**Data**:

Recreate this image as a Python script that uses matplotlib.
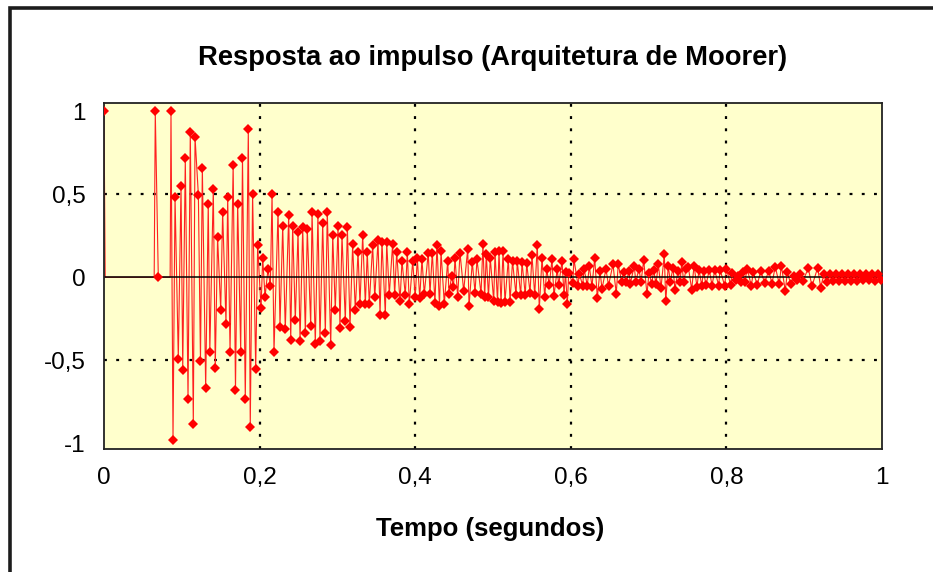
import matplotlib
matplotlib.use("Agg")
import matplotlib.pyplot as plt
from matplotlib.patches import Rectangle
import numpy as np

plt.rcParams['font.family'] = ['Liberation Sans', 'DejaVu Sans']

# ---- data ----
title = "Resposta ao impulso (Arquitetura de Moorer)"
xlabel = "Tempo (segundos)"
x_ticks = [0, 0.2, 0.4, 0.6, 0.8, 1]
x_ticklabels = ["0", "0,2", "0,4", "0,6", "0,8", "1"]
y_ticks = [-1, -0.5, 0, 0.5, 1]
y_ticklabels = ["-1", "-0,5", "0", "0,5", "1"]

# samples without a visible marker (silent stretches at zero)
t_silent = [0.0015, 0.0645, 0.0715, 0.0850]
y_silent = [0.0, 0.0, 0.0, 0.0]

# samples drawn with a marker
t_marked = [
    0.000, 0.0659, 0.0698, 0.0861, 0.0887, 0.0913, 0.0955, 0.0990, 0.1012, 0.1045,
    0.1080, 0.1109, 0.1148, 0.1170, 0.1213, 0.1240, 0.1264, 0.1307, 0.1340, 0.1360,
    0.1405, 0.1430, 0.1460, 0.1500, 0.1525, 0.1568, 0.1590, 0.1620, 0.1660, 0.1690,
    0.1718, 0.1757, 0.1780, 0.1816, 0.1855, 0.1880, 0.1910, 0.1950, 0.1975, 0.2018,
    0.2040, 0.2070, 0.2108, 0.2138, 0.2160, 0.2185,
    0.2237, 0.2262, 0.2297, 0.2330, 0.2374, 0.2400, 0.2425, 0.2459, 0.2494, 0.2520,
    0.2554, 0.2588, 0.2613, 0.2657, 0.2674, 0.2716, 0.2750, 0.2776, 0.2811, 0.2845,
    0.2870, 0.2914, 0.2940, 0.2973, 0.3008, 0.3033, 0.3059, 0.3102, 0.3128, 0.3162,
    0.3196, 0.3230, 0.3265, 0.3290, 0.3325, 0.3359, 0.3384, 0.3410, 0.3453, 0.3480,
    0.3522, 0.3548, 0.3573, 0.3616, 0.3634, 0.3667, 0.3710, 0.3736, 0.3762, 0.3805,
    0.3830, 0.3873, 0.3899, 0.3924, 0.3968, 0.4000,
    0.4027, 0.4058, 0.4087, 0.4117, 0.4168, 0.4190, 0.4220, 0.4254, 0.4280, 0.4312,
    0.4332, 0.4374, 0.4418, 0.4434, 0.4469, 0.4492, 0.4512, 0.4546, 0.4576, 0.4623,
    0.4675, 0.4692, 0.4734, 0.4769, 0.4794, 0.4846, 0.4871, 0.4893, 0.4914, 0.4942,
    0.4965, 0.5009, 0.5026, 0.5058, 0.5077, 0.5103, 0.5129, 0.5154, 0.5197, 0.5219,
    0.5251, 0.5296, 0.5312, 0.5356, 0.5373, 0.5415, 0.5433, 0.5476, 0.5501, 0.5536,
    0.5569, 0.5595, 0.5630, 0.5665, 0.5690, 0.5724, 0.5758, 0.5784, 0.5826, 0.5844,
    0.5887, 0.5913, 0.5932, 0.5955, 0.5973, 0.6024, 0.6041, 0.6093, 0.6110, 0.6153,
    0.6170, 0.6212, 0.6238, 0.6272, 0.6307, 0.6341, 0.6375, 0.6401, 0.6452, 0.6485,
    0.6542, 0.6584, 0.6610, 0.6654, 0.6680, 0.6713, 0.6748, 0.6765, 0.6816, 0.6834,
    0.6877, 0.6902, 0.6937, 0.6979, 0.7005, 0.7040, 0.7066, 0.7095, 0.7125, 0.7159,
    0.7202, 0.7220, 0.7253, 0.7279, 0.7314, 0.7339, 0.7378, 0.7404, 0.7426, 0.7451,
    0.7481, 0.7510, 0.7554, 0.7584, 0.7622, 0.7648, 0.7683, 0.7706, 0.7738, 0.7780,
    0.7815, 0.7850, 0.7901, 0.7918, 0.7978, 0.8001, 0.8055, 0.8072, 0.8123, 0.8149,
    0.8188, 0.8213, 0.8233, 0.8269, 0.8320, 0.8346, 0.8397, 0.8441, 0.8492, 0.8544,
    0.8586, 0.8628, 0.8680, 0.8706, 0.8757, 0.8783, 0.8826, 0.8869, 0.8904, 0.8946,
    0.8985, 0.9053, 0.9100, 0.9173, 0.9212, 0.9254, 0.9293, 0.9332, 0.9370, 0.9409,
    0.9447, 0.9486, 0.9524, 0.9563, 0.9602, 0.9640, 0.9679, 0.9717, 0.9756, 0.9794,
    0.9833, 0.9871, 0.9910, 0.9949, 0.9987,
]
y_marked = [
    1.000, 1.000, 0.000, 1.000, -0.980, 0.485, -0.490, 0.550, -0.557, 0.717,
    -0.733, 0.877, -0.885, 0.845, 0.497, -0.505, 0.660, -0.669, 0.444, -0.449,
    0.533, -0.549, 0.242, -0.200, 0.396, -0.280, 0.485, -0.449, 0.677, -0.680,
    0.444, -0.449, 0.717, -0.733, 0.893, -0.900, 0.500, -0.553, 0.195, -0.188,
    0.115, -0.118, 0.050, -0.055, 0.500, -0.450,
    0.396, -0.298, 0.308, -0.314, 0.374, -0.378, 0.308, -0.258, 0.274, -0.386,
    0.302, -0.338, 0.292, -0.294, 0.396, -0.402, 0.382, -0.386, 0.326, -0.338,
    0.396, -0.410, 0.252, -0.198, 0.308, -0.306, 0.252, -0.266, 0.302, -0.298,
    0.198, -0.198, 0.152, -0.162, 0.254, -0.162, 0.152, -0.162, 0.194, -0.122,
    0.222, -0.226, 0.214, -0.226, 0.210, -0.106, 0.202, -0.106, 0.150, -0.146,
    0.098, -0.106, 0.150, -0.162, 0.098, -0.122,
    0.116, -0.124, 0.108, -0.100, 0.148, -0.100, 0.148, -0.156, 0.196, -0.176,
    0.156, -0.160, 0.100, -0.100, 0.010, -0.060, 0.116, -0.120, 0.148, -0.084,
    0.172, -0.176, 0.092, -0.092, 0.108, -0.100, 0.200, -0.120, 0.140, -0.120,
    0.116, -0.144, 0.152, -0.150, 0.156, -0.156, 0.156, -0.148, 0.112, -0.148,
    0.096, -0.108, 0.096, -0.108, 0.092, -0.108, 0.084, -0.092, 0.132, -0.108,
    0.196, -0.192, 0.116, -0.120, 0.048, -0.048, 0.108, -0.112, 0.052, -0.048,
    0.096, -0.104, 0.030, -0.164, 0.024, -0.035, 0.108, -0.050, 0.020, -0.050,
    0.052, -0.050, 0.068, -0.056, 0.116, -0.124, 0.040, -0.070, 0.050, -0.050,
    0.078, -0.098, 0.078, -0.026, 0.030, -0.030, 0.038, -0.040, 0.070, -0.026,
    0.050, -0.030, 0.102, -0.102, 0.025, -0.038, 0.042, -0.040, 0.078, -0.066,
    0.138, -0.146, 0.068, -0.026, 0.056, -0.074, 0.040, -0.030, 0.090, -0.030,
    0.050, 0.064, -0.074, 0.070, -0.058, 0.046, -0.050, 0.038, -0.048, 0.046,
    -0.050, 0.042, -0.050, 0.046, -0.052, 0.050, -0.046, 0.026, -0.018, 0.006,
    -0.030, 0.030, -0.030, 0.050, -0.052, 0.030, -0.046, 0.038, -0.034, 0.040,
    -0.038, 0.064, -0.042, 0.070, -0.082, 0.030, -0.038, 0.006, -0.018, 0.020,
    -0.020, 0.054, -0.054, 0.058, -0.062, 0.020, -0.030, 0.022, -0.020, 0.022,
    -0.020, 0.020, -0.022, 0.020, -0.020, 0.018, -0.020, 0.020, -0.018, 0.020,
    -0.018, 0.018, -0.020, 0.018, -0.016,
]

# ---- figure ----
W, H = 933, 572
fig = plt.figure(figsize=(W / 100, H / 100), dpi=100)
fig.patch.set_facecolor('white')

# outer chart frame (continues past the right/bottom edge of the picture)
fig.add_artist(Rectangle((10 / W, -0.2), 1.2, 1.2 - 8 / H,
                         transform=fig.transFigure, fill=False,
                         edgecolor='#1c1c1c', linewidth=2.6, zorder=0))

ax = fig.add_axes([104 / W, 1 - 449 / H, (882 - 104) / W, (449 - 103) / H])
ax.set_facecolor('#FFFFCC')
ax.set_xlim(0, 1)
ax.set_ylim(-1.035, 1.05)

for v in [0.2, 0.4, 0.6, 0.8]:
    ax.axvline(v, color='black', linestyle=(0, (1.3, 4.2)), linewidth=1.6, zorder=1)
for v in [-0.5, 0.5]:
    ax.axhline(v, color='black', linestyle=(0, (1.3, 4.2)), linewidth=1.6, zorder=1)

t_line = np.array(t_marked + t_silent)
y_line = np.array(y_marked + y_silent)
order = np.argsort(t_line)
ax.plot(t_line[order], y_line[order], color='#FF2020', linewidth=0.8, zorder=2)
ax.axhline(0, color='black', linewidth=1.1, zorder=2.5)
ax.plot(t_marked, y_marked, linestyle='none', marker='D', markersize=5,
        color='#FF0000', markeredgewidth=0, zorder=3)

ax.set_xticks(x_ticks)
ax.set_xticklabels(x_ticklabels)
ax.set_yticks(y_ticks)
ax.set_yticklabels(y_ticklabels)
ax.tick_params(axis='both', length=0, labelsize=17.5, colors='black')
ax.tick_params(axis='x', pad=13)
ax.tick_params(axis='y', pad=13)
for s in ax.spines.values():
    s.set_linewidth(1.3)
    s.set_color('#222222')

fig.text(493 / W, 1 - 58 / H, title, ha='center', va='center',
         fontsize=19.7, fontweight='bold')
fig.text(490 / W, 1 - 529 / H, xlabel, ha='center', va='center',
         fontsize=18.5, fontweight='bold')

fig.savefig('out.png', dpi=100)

**What you should do**:
Leave out any pictures, please, and quote only the lines from the top of the data through the line that contains "y_silent = [0.0, 0.0, 0.0, 0.0]".

**Written solution**:
Recreate this image as a Python script that uses matplotlib.
import matplotlib
matplotlib.use("Agg")
import matplotlib.pyplot as plt
from matplotlib.patches import Rectangle
import numpy as np

plt.rcParams['font.family'] = ['Liberation Sans', 'DejaVu Sans']

# ---- data ----
title = "Resposta ao impulso (Arquitetura de Moorer)"
xlabel = "Tempo (segundos)"
x_ticks = [0, 0.2, 0.4, 0.6, 0.8, 1]
x_ticklabels = ["0", "0,2", "0,4", "0,6", "0,8", "1"]
y_ticks = [-1, -0.5, 0, 0.5, 1]
y_ticklabels = ["-1", "-0,5", "0", "0,5", "1"]

# samples without a visible marker (silent stretches at zero)
t_silent = [0.0015, 0.0645, 0.0715, 0.0850]
y_silent = [0.0, 0.0, 0.0, 0.0]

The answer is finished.